Ma turned from the task. ‘Are you going to carry on sitting there like a secondhand wardrobe up for sale? Molly Maguire, I’d take the flat of me hand to you just now – except it’s otherwise engaged! Get off your backside and away to warm up the lad’s soup!’ She tutted her anger when Molly failed to move. ‘Janet – get Joey some soup from the scullery – it’s on the gas ring. Bring an old towel to make do as a bib—’
When Bella Seddon had gone home, Ma went through to the scullery to help Janet prepare the meal of slops, leaving Molly alone with Joey for the first time since the accident.

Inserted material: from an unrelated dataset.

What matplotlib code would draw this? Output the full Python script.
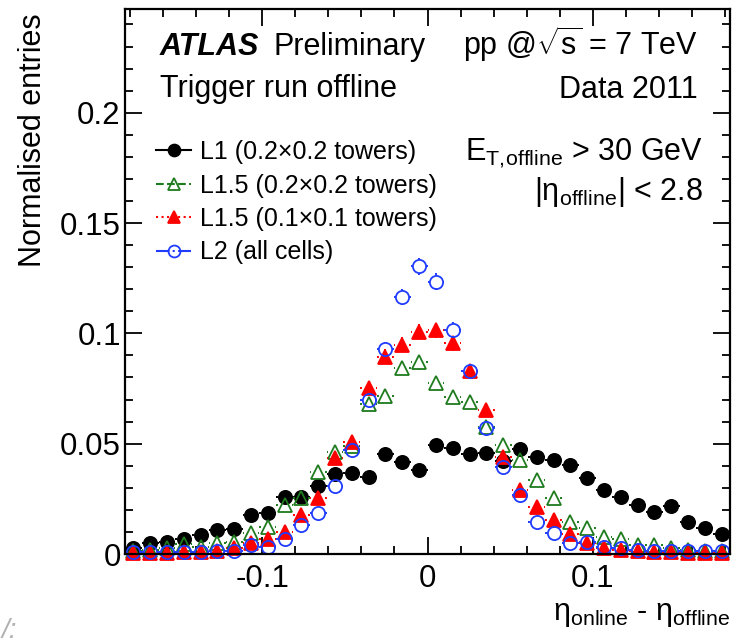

Molly stared at the wreckage, taking in every last detail, her mind strangely detached from what she was seeing. One eye was permanently closed, the lid drooping after severe haemorrhage in the brain. His limbs were stiff and rigid, legs jackknifed, hands clenched and at an unnatural angle to the spastic arms. But the ugliest thing was the mouth, forever wet, wide and gaping, the skin around it red and roughened by the constant drip of saliva which seemed to spread in a never ending river all over his chin and down to the chest. A scarlet line around his throat made him look like a handmade monster, something built out of bits with the head sewn on last. He was revolting. And whoever he was, he certainly was not Joseph Arthur Maguire.
She jerked her head away from the sight, instinct dictating that she must escape. But where? The best room was now Ma’s, the scullery was too small. Upstairs? With Paddy raving about his son? Huh! And this was her kitchen – hers! Not Ma’s, for all she paid the rent. Molly was the one confined
to this room, the one who would likely be condemned to sit here with this thing, this doubly incontinent object that required changing every five minutes. And why should poor Michael and Daisy give up their sofa and be forced to live with the unacceptable?

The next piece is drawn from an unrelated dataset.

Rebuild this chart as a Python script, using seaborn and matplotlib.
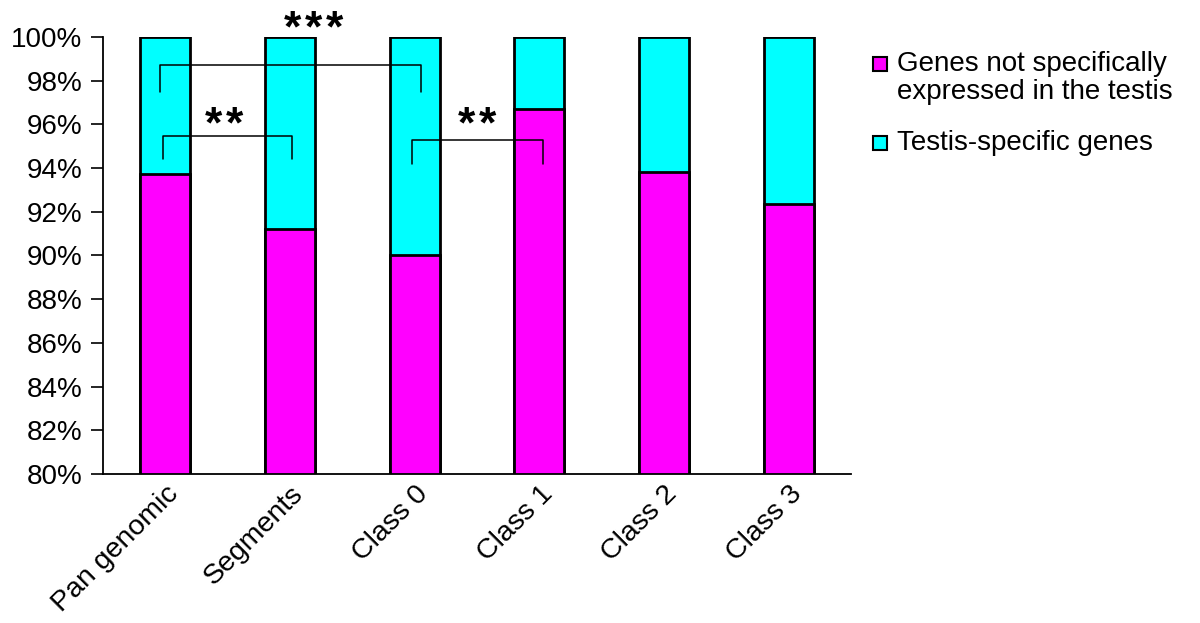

After Joey was fed and the two young ones were in from school, Ma called a conference. ‘There’s no need to ask you to the table,’ she said scathingly to Molly. ‘Since you’ve never moved from breakfast!’ Janet was duly dispatched upstairs to fetch her father who started blubbering the instant he set eyes on Joey.
‘You can stop that before you start!’ chided Ma. ‘We’ve a deal of sorting to do. Yes, you can stay,’ she told the little ones. ‘This is your life as much as it’s ours and as you can all see . . .’ She waved a hand in the direction of the sofa. ‘Nothing will ever be the same as it was. That, Molly, is a fact.’
They sat round the table, all four of them, the younger pair hovering by the dresser.
‘Right,’ began Ma. ‘We’re moving. Janet and I have decided on it, for we shall need more room with me-lad-o to take care of. To begin with, we re-open all the shops. Paddy, you will pull yourself together, hire a boy and continue with the bikes—’
‘I couldn’t go in there again! Not without him, not without Joey!’
‘You are going! Molly – you and I will run the kitchen between us. We’ll take turns about – stay with Joey one day, go into work the next. I have arranged extra help both in the shops and at home. Mrs Seddon will give a hand here for a small consideration—’
‘No.’ Molly looked Ma straight in the eye. ‘I’m not stopping here with . . . with him. He’s not Joey. I don’t know who he is, but he’s not my Joey . . .’
Daisy frowned. ‘Then why is he in our house? Don’t talk so daft, Mam! Course it’s our Joey.’